LA COMPETENZA PER L’AZIONE DI RISARCIMENTO DEL DANNO DA CONDOTTA DISCRIMINATORIA SUL LAVORO PROPOSTA DA UN DIPENDENTE PUBBLICO

L’azione per ottenere l’accertamento e la repressione di una condotta discriminatoria sul lavoro ed il conseguente risarcimento del danno, rientra, ai sensi dell’art. 28 del D.lgs. n. 150/2011, nella competenza per territorio del tribunale nel cui circondario il ricorrente ha il domicilio, risultando irrilevante la natura privata o pubblica del rapporto di lavoro e risultando preminenti le finalità sottese alla tutela antidiscriminatoria, in quanto volta alla piena realizzazione del fondamentale principio di uguaglianza.

Di Giuseppina Fanelli -

Cass.,sez. lav., 14 febbraio 2017, n. 3936

Con la sentenza in nota, la Corte di Cassazione ha individuato il giudice competente per l’azione di risarcimento del danno derivante da condotta discriminatoria sul lavoro, di cui al combinato disposto dell’art. 4 del D. Lgs. n. 216/2003 e dell’art. 28 del D.lgs. n. 150/2011, nell’ipotesi in cui il ricorso sia presentato da un dipendente pubblico.

Il ricorrente, nella specie un docente che lamentava di essere stato discriminato dall’Istituto datore di lavoro in ragione della disabilità di cui è portatore, aveva incardinato il procedimento sommario ex art. 702 bis c.p.c. previsto dall’art. 28 citato dinanzi al tribunale nel cui circondario aveva domicilio, sulla base del criterio di competenza fornito dal comma 2 dell’art. 28.

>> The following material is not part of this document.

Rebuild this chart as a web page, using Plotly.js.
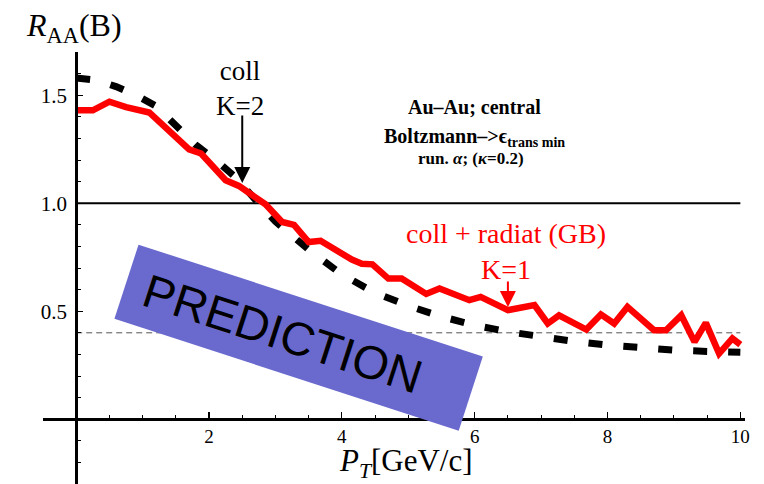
<!DOCTYPE html>
<html><head><meta charset="utf-8">
<script src="https://cdn.plot.ly/plotly-3.0.1.min.js"></script>
<style>html,body{margin:0;padding:0;background:#fff}</style>
</head><body><div id="chart" style="width:764px;height:484px"></div>
<script>
// coll + radiat (GB), K=1  (red, solid)
const radX = [0, 0.25, 0.5, 0.75, 1.1, 1.35, 1.5, 1.7, 1.88, 2.25, 2.45, 2.85, 3.1, 3.28, 3.5, 3.68, 4.15, 4.3, 4.46, 4.7, 4.9, 5.17, 5.27, 5.47, 5.92, 6.09, 6.5, 6.9, 7.1, 7.27, 7.68, 7.9, 8.1, 8.3, 8.48, 8.7, 8.88, 9.11, 9.31, 9.48, 9.68, 9.88, 10.0];
const radY = [1.43, 1.43, 1.47, 1.445, 1.42, 1.346, 1.307, 1.249, 1.23, 1.106, 1.08, 0.995, 0.913, 0.90, 0.82, 0.826, 0.739, 0.72, 0.717, 0.651, 0.651, 0.605, 0.58, 0.605, 0.551, 0.566, 0.505, 0.528, 0.443, 0.481, 0.415, 0.485, 0.443, 0.52, 0.474, 0.412, 0.412, 0.481, 0.358, 0.446, 0.304, 0.374, 0.345];
// coll, K=2 (black, dashed)
const collX = [0, 0.3, 0.6, 0.9, 1.2, 1.5, 1.8, 2.1, 2.4, 2.7, 3.0, 3.5, 4.0, 4.5, 5.0, 5.5, 6.0, 6.5, 7.0, 7.5, 8.0, 8.5, 9.0, 9.5, 10.0];
const collY = [1.58, 1.57, 1.54, 1.50, 1.45, 1.355, 1.27, 1.20, 1.12, 1.015, 0.915, 0.785, 0.67, 0.585, 0.525, 0.475, 0.435, 0.405, 0.38, 0.36, 0.343, 0.33, 0.32, 0.314, 0.31];
const refLevels = [1.0, 0.4];
const xTickVals = [2, 4, 6, 8, 10];
const xTickText = ['2', '4', '6', '8', '10'];
const yTickVals = [0.5, 1.0, 1.5];
const yTickText = ['0.5', '1.0', '1.5'];

const W = 764, H = 484;
const M = {l: 43, r: 19, t: 52, b: 0, pad: 0};
const XR = [-0.5, 10.07], YR = [-0.3, 1.7];
const px = p => (p - M.l) / (W - M.l - M.r);
const py = p => (H - M.b - p) / (H - M.t - M.b);
const serif = 'Liberation Serif';
const sans = 'Liberation Sans';

const traces = [
  {x: collX, y: collY, mode: 'lines', line: {color: '#000', width: 7, dash: '14px,21px'}, hoverinfo: 'skip'},
  {x: radX, y: radY, mode: 'lines', line: {color: '#ff0000', width: 6.5}, hoverinfo: 'skip'}
];

const shapes = [
  {type: 'line', xref: 'x', yref: 'y', x0: 0, x1: 10, y0: refLevels[0], y1: refLevels[0], line: {color: '#000', width: 2}, layer: 'below'},
  {type: 'line', xref: 'x', yref: 'y', x0: 0, x1: 10, y0: refLevels[1], y1: refLevels[1], line: {color: '#555', width: 1, dash: '6px,4px'}, layer: 'below'}
];

const annotations = [
  {xref: 'paper', yref: 'paper', x: px(24), y: py(28), xanchor: 'left', yanchor: 'middle', showarrow: false,
   text: '<i>R</i><sub>AA</sub>(B)', font: {family: serif, size: 32, color: '#000'}},
  {xref: 'paper', yref: 'paper', x: px(406), y: py(463), xanchor: 'center', yanchor: 'middle', showarrow: false,
   text: '<i>P</i><sub><i>T</i></sub>[GeV/c]', font: {family: serif, size: 31, color: '#000'}},
  {xref: 'paper', yref: 'paper', x: px(240), y: py(88), xanchor: 'center', yanchor: 'middle', showarrow: false,
   text: 'coll<br>K=2', font: {family: serif, size: 27, color: '#000'}},
  {xref: 'x', yref: 'y', x: 2.5, y: 1.094, ax: 0, ay: -69, text: '', showarrow: true, arrowhead: 2, arrowsize: 1.6, arrowwidth: 2, arrowcolor: '#000'},
  {xref: 'paper', yref: 'paper', x: px(474), y: py(107), xanchor: 'center', yanchor: 'middle', showarrow: false,
   text: '<b>Au\u2013Au; central</b>', font: {family: serif, size: 20, color: '#000'}},
  {xref: 'paper', yref: 'paper', x: px(474), y: py(137), xanchor: 'center', yanchor: 'middle', showarrow: false,
   text: '<b>Boltzmann\u2013>\u03f5<sub>trans min</sub></b>', font: {family: serif, size: 20, color: '#000'}},
  {xref: 'paper', yref: 'paper', x: px(471), y: py(158), xanchor: 'center', yanchor: 'middle', showarrow: false,
   text: '<b>run. <i>\u03b1</i>; (<i>\u03ba</i>=0.2)</b>', font: {family: serif, size: 17, color: '#000'}},
  {xref: 'paper', yref: 'paper', x: px(506), y: py(252), xanchor: 'center', yanchor: 'middle', showarrow: false,
   text: 'coll + radiat (GB)<br>K=1', font: {family: serif, size: 28, color: '#ff0000'}},
  {xref: 'x', yref: 'y', x: 6.5, y: 0.519, ax: 0, ay: -27, text: '', showarrow: true, arrowhead: 2, arrowsize: 1.6, arrowwidth: 2, arrowcolor: '#ff0000'},
  {xref: 'x', yref: 'y', x: 3.34, y: 0.376, xanchor: 'center', yanchor: 'middle', showarrow: false,
   text: '&nbsp;', width: 361, height: 77, borderpad: 0, bgcolor: 'rgb(106,106,206)', textangle: 18,
   font: {family: sans, size: 10, color: '#000'}},
  {xref: 'x', yref: 'y', x: 3.11, y: 0.399, xanchor: 'center', yanchor: 'middle', showarrow: false,
   text: 'PREDICTION', textangle: 18, font: {family: sans, size: 47, color: '#000'}}
];

const layout = {
  width: W, height: H, margin: M,
  paper_bgcolor: '#fff', plot_bgcolor: '#fff', showlegend: false,
  font: {family: serif, color: '#000'},
  xaxis: {range: XR, anchor: 'free', position: py(419), showline: true, linecolor: '#000', linewidth: 2.5,
    showgrid: false, zeroline: false, tickmode: 'array', tickvals: xTickVals, ticktext: xTickText,
    ticks: 'inside', ticklen: 6, tickwidth: 1.2, tickcolor: '#000', ticklabelstandoff: 0,
    tickfont: {family: serif, size: 19, color: '#000'},
    minor: {tickmode: 'linear', tick0: 0, dtick: 0.5, ticks: 'inside', ticklen: 3.5, tickwidth: 1, tickcolor: '#000', showgrid: false}},
  yaxis: {range: YR, anchor: 'free', position: px(76.2), showline: true, linecolor: '#000', linewidth: 2.5,
    showgrid: false, zeroline: false, tickmode: 'array', tickvals: yTickVals, ticktext: yTickText,
    ticks: 'inside', ticklen: 5, tickwidth: 1.2, tickcolor: '#000', ticklabelstandoff: 4,
    tickfont: {family: serif, size: 21, color: '#000'},
    minor: {tickmode: 'linear', tick0: 0, dtick: 0.1, ticks: 'inside', ticklen: 3.5, tickwidth: 1, tickcolor: '#000', showgrid: false}},
  shapes: shapes,
  annotations: annotations
};

Plotly.newPlot('chart', traces, layout, {displayModeBar: false, staticPlot: true});
</script></body></html>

Il Tribunale adito aveva dichiarato, però, la propria incompetenza territoriale, atteso che la natura pubblica del rapporto di lavoro intercorso tra il docente e l’Istituto convenuto avrebbe dovuto comportare l’applicazione dell’art. 413 c.p.c., comma V, c.p.c., disposizione che, per le controversie relative ai rapporti di lavoro alle dipendenze delle pubbliche amministrazioni, fissa la competenza del giudice nella cui circoscrizione ha sede l’ufficio al quale il dipendente è addetto o era addetto al momento della cessazione del rapporto.

La Corte di Cassazione, adita con regolamento di competenza, dopo aver ribadito il generale principio secondo il quale la competenza deve essere delibata sulla base della prospettazione della domanda, ha affermato che nel caso in cui vengano prospettate condotte discriminatorie ricollegabili ad un rapporto di lavoro pubblico la competenza territoriale è comunque quella del domicilio del ricorrente. Infatti, tali controversie sono riconducibili al campo di applicazione dell’art. 28 del D. Lgs. n. 150/2011, atteso il richiamo operato dalla medesima norma (e dall’art. 34, comma 34, lett. a) D. Lgs. n. 150/2011), al D. Lgs. n. 216/2003 (a sua volta richiamato dallo Statuto dei Lavoratori).

Il foro del domicilio dell’istante, peraltro, deve ritenersi di carattere funzionale ed esclusivo al fine di garantire l’effettività della tutela e non può ritenersi derogabile neppure dal ricorrente (cfr. Cass. 29 ottobre 2013, n. 24419).

Accanto alle ragioni appena viste, basate sulla ricostruzione del quadro normativo di riferimento, i giudici di legittimità hanno affermato che la specialità del procedimento previsto dall’art. 28 D. lgs. n. 150/2011 per la repressione dei comportamenti discriminatori (anche) in ambito lavorativo troverebbe il suo fondamento nelle preminenti esigenze di tutela del soggetto che si ritiene vittima della discriminazione, le quali che comportano la prevalenza del foro del luogo di domicilio del lavoratore rispetto al foro (ritenuto esclusivo ed inderogabile) per le controversie dei dipendenti pubblici ex art. 413, comma V, c.p.c. Tanto perché la protezione garantita da norme speciali, come quelle con finalità antidiscriminatorie, è volta ad assicurare la piena realizzazione del principio costituzionale di uguaglianza.